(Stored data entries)
## start

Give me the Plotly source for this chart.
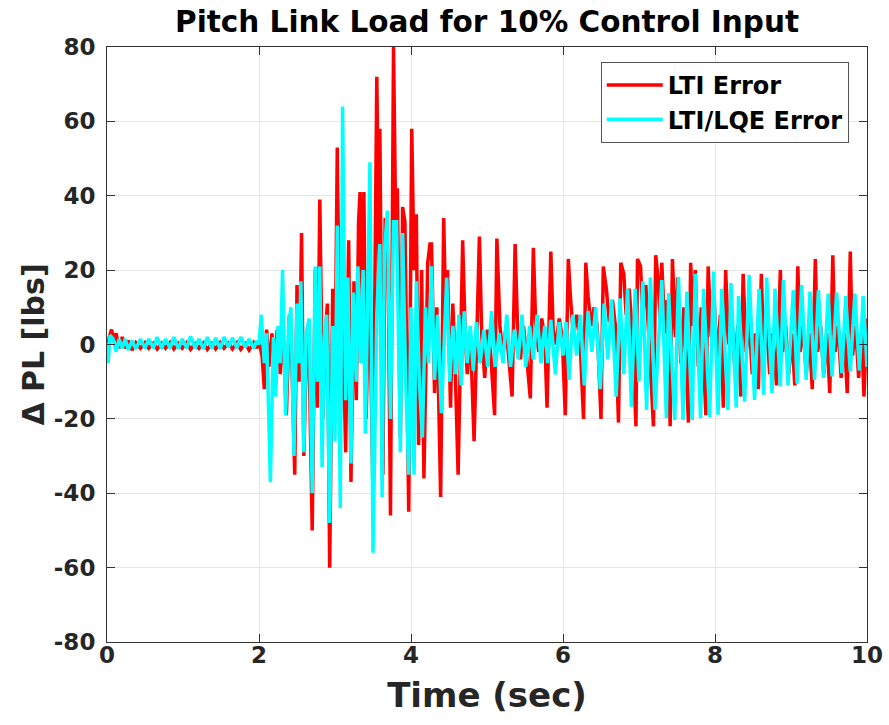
import plotly.graph_objects as go

# ---- data ----
lti_t = [0, 0.03, 0.06, 0.09, 0.12, 0.16, 0.2, 0.24, 0.28, 0.33, 0.38, 0.44, 0.5, 0.55, 0.61, 0.66,
         0.72, 0.77, 0.83, 0.88, 0.94, 0.99, 1.05, 1.1, 1.16, 1.21, 1.27, 1.32, 1.38, 1.43, 1.49, 1.54,
         1.6, 1.65, 1.71, 1.76, 1.82, 1.87, 1.93, 1.97,
         2.00, 2.04, 2.07, 2.10, 2.13, 2.17, 2.21, 2.24, 2.28, 2.31, 2.36, 2.40, 2.43, 2.47, 2.50, 2.53,
         2.56, 2.59, 2.63, 2.66, 2.70, 2.74, 2.77, 2.80, 2.84, 2.87, 2.90, 2.93, 2.97, 3.00, 3.03, 3.07,
         3.10, 3.14, 3.18, 3.21, 3.25, 3.28, 3.31, 3.33, 3.36, 3.38, 3.41, 3.45, 3.50, 3.55, 3.58, 3.59,
         3.63, 3.66, 3.70, 3.73, 3.77, 3.80, 3.82, 3.86, 3.89, 3.92, 3.97, 4.01, 4.04, 4.07, 4.10, 4.14,
         4.17, 4.22, 4.25,
         4.27, 4.31, 4.34, 4.39, 4.43, 4.46, 4.48, 4.52, 4.55, 4.58, 4.62, 4.68, 4.71, 4.74, 4.78, 4.83,
         4.90, 4.93, 4.97, 5.01, 5.05, 5.10, 5.13, 5.17, 5.21, 5.25, 5.29, 5.33, 5.37, 5.40, 5.44, 5.48,
         5.52, 5.57, 5.61, 5.64, 5.68, 5.72, 5.76, 5.79, 5.84, 5.87, 5.91, 5.95, 5.99, 6.03, 6.07, 6.10,
         6.14, 6.18, 6.22, 6.27, 6.30, 6.33, 6.37, 6.41, 6.45, 6.50, 6.53, 6.57, 6.61, 6.65, 6.69, 6.73,
         6.76, 6.80, 6.83, 6.87, 6.91, 6.96, 6.98, 7.02, 7.05, 7.09, 7.13, 7.19, 7.22, 7.25, 7.28, 7.30,
         7.34, 7.37, 7.41, 7.44, 7.48, 7.51, 7.55, 7.59, 7.65, 7.68, 7.71, 7.74, 7.78, 7.82, 7.88, 7.91,
         7.95, 7.99, 8.03, 8.07, 8.11, 8.14, 8.18, 8.22, 8.26, 8.30, 8.34, 8.37, 8.41, 8.45, 8.49, 8.53,
         8.57, 8.61, 8.64, 8.68, 8.72, 8.76, 8.81, 8.86, 8.89, 8.93, 8.97, 9.01, 9.05, 9.09, 9.12, 9.16,
         9.20, 9.24, 9.28, 9.32, 9.35, 9.39, 9.43, 9.47, 9.51, 9.55, 9.58, 9.62, 9.66, 9.70, 9.74, 9.78,
         9.81, 9.85, 9.89, 9.93, 9.96, 10.0]
lti_v = [-3, 2, 4, 1, 3, -1, 2, -1, 1, -1.5, 0.5, -1, 0.5, -1, 0.3, -1.2,
         0.3, -1, 0.5, -1.2, 0.3, -1, 0.5, -1.3, 0.2, -1, 0.4, -1.3, 0.3, -1.2, 0.5, -1,
         0.3, -1.2, 0.5, -1.3, 0.2, -1.5, 0.5, -1,
         1, -3, -12, 4, -6, 3, -5, 4, -8, 8, -19, 8, -3, -35, 16, -10,
         30, -30, 4, -3, -50, 20, -17, 39, -20, 2, 11, -60, 15, -10, 53, -20,
         10, -29, 28, -37, 17, -15, 33, 41, 10, 41, -20, 20, -40, 72, 20, 58,
         -35, 34, 20, -46, 80, 30, 42, -25, 37, 33, -45, 58, 20, 35, -27, 20,
         -36, 22, 27,
         27, -13, 10, -41, 34, 5, 20, -17, 11, -5, -35, 28, 5, -8, 4, -26,
         29, 3, -9, 4, -3, -19, 28.5, 5, -3, 5, -4, -14, 27, 6, -4, 5,
         -3, -14.5, 26, 6, -2, 7, 2, -17, 25, 4, 0, 7, 2, -19, 23, 12,
         2, 8, 3, -20, 22, 13, 5, 10, 5, -20, 21, 15, 6, 12, 5, -21,
         22, 19, 8, 15, 4, -22, 23, 21, 8, 16, 2, -22, 24, 18, 6, 22,
         3, 12, -22, 23, 2, 18, -5, 10, -21, 22, 5, 20, -6, 10, -19, 21,
         2, 12, -5, 8, -17, 20, 0, 8, -6, 5, -14, 19, -2, 6, -8, 3,
         -12, 19, -3, 5, -8, 3, -11, 20, -2, 5, -8, 3, -11, 21, -2, 5,
         -8, 3, -12, 23, -2, 5, -8, 3, -13, 24, -2, 5, -9, 3, -13, 25,
         -3, 5, -9, 3, -14, 7]

lqe_t = [0, 0.015, 0.04, 0.08, 0.12, 0.16, 0.2, 0.24, 0.28, 0.33, 0.38, 0.44, 0.5, 0.55, 0.61, 0.66,
         0.72, 0.77, 0.83, 0.88, 0.94, 0.99, 1.05, 1.1, 1.16, 1.21, 1.27, 1.32, 1.38, 1.43, 1.49, 1.54,
         1.6, 1.65, 1.71, 1.76, 1.82, 1.87, 1.93, 1.97,
         2.00, 2.03, 2.07, 2.10, 2.15, 2.19, 2.22, 2.25, 2.28, 2.31, 2.35, 2.39, 2.42, 2.46, 2.50, 2.53,
         2.55, 2.59, 2.62, 2.66, 2.70, 2.74, 2.77, 2.80, 2.83, 2.86, 2.89, 2.93, 2.97, 3.00, 3.03, 3.07,
         3.10, 3.14, 3.17, 3.21, 3.24, 3.28, 3.30, 3.34, 3.37, 3.40, 3.46, 3.50, 3.55, 3.59, 3.62, 3.65,
         3.69, 3.73, 3.77, 3.81, 3.86, 3.89, 3.93, 3.97, 4.00, 4.04, 4.07, 4.11, 4.15, 4.19, 4.23, 4.27,
         4.31, 4.35, 4.40, 4.44, 4.47, 4.51, 4.55, 4.59, 4.63, 4.66, 4.70, 4.74, 4.78, 4.82,
         4.86, 4.91, 4.96, 5.01, 5.06, 5.11, 5.16, 5.21, 5.26, 5.31, 5.36, 5.41, 5.46, 5.51, 5.56, 5.61,
         5.66, 5.71, 5.76, 5.80,
         5.84, 5.90, 5.95, 6.00, 6.04, 6.08, 6.13, 6.18, 6.23, 6.28, 6.33, 6.38, 6.43, 6.49, 6.54, 6.59,
         6.64, 6.70, 6.75, 6.80, 6.85, 6.90, 6.95, 7.00, 7.05, 7.10, 7.15,
         7.21, 7.30, 7.36, 7.39, 7.47, 7.52, 7.58, 7.63, 7.70, 7.74, 7.81, 7.85, 7.93, 7.98, 8.04, 8.09,
         8.17, 8.21, 8.28, 8.31, 8.39, 8.45, 8.52, 8.58, 8.64,
         8.68, 8.75, 8.79, 8.86, 8.90, 8.96, 9.03, 9.08, 9.14, 9.20, 9.25, 9.31, 9.36, 9.43, 9.49, 9.54,
         9.60, 9.67, 9.72, 9.78, 9.84, 9.90, 9.95, 10.0]
lqe_v = [0.5, -5, 2.5, 1.5, -2, 1.5, -1, 1.5, -1.5, 1, -1.2, 1.5, -1, 1.5, -1, 2,
         -1, 1.5, -1, 2, -1.2, 1.5, -1, 2.2, -1, 1.5, -1.2, 2, -1, 1.8, -1.2, 2,
         -0.8, 1.8, -1, 2, -0.8, 1.5, -1, 1,
         0, 8, -5, 3, -37, 2, -14, 5, -5, 20, -19, 5, 10, -30, 11, -5,
         17, -29, 3, 7, -40, 21, -10, 21, -33, 2, 8, -48, 5, -26, 32, -44,
         64, -15, 18, -32, 14, -10, 21, -5, 20, -24, 49, -56, 8, 27, -41, 25,
         36, -20, 33, 33, -29, 30, -10, -35, 10, -35, 17, -10, -25, 10, -5, 21,
         -9.5, 8, -18.5, 5, 18, -10, 5, -8, 8, -11, 9, -5, 5, -7,
         6, -5, 4, -6, 9, -6, 3, -5, 8, -6, 4, -4, 8, -6, 5, -4,
         8, -5, 5, -5,
         6.6, -8, 6, -3, 6, -9.5, 8, -3, 8, -11, 9, -2, 10, -12, 11, -4,
         12, -14, 12.4, -8, 15, -16.7, 15, -10, 17, -17.6, 18,
         -17.6, 17.3, -19.8, 13.8, -20.3, 18, -20.3, 14.2, -20.3, 19, -19.8, 15, -19.5, 19.6, -18.9, 15,
         -17.6, 16.5, -17, 13, -15.4, 18.7, -14.9, 15, -13.5,
         18, -13, 15, -11.3, 17.3, -11, 14.6, -10.5, 16, -9.5, 14.2, -9.5, 14.6, -9, 13.7, -8.6,
         14, -7.7, 13, -7.3, 13.7, -7, 13, -6]

y_ticks = [-80, -60, -40, -20, 0, 20, 40, 60, 80]
y_labels = ["-80", "-60", "-40", "-20", "0", "20", "40", "60", "80"]
x_ticks = [0, 2, 4, 6, 8, 10]
x_labels = ["0", "2", "4", "6", "8", "10"]

FONT = "DejaVu Sans, Liberation Sans, sans-serif"

fig = go.Figure()
fig.add_trace(go.Scatter(x=lti_t, y=lti_v, mode="lines", name="LTI Error",
                         line=dict(color="#ff0000", width=3.5)))
fig.add_trace(go.Scatter(x=lqe_t, y=lqe_v, mode="lines", name="LTI/LQE Error",
                         line=dict(color="#00ffff", width=3.5)))

axis_common = dict(showgrid=True, gridcolor="#e6e6e6", gridwidth=1, automargin=False,
                   showline=True, linecolor="#333333", linewidth=1, mirror="ticks",
                   ticks="inside", ticklen=8, tickcolor="#333333", zeroline=False,
                   tickfont=dict(family=FONT, size=23, color="#262626", weight="bold"))

fig.update_layout(
    width=889, height=725,
    margin=dict(l=107, r=22, t=47, b=83),
    paper_bgcolor="white", plot_bgcolor="white",
    title=dict(text="Pitch Link Load for 10% Control Input", x=0.5, xanchor="center",
               xref="paper", y=1 - 22 / 725, yanchor="middle", automargin=False,
               font=dict(family=FONT, size=29.5, color="black", weight="bold")),
    xaxis=dict(range=[0, 10], tickvals=x_ticks, ticktext=x_labels, ticklabelstandoff=-8,
               title=dict(text="Time (sec)", standoff=16,
                          font=dict(family=FONT, size=34, color="#262626", weight="bold")),
               **axis_common),
    yaxis=dict(range=[-80, 80], tickvals=y_ticks, ticktext=y_labels, ticklabelstandoff=6,
               title=dict(text="Δ PL [lbs]", standoff=0,
                          font=dict(family=FONT, size=30, color="#262626", weight="bold")),
               **axis_common),
    legend=dict(x=0.976, y=0.975, xanchor="right", yanchor="top",
                bgcolor="white", bordercolor="#555555", borderwidth=1,
                font=dict(family=FONT, size=24, color="black", weight="bold"),
                tracegroupgap=0, itemwidth=56),
    showlegend=True,
)

fig.write_html("out.html")
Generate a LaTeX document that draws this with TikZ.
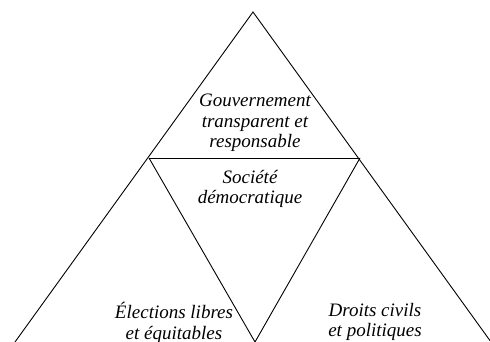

## end

» **Your goal**:
In the records above, find the line containing "import plotly.graph_objects as go" and output every line from the first through that one, exactly, omitting pictures.

» **Task output**:
Give me the Plotly source for this chart.
import plotly.graph_objects as go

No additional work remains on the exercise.